Calibration: calibration often refers to the process of adjusting the parameters of a financial model to match real-world market data. For example, when using an option pricing model like the Black-Scholes model, one may calibrate the model by adjusting parameters (such as volatility, interest rates, etc.) so that the model's predicted option prices closely match the actual market prices of options
For a stochastic model in which the economic assumptions vary, there are different approaches to the setting (‘calibration’) of these parameters. The most common are as follows:
- Risk Neutral calibration
- Real World Calibration
Risk Neutral Calibration
also known as ‘market-consistent’ calibration. The first step in a market-consistent calibration is to choose a number of financial instruments (usually derivatives) for which the price is known. A model is then built that can project the cashflows from these instruments in a range of scenarios.
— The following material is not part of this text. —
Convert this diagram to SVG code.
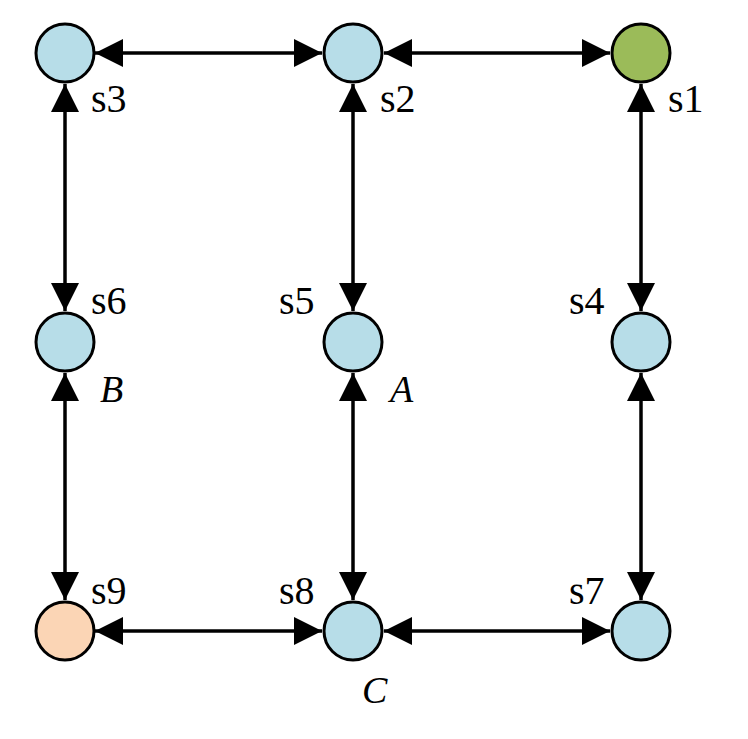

The parameters are then chosen in such a way that the average present value of the cashflows from the modelled simulations is sufficiently close to the known market price. The idea is that if the model can closely reproduce the observed prices of quoted assets, then the model should also provide market-consistent values for unquoted asset or liability cashflows.
Used for valuation purposes, particularly where there are options and guarantees. The focus of these calibrations is to replicate the market prices of actual financial instruments as closely as possible, using an adjusted (risk neutral) probability measure. In the risk-neutral world, the expected return on all assets is the risk-free rate.
Real World Calibration
With the real world calibration we determine the model parameters using our expectations of the future. These assumptions are then used to project the values of the assets and liabilities under each stochastic scenario. The focus of these calibrations is to use assumptions which reflect realistic ‘long-term’ expectations and which consequently also reflect observable ‘real world’ probabilities and outcomes.
Used for projecting into the future, for example for calculating the appropriate level of capital to hold to ensure solvency under extreme adverse future scenarios at a given confidence level.
Difference between both Calibrations
To see the difference between the two calibrations, consider two investments: bonds with a market price of 100 and equities with a market price of 100. If we used the risk neutral calibration, then the average present value of the cashflows from our model’s simulations would be 100 for each investment, ie the model has replicated the observed market prices. However, if instead we used the real world calibration, we would expect that on average the simulated cashflows from the equities would be higher than the bonds (as this is what usually happens in real life).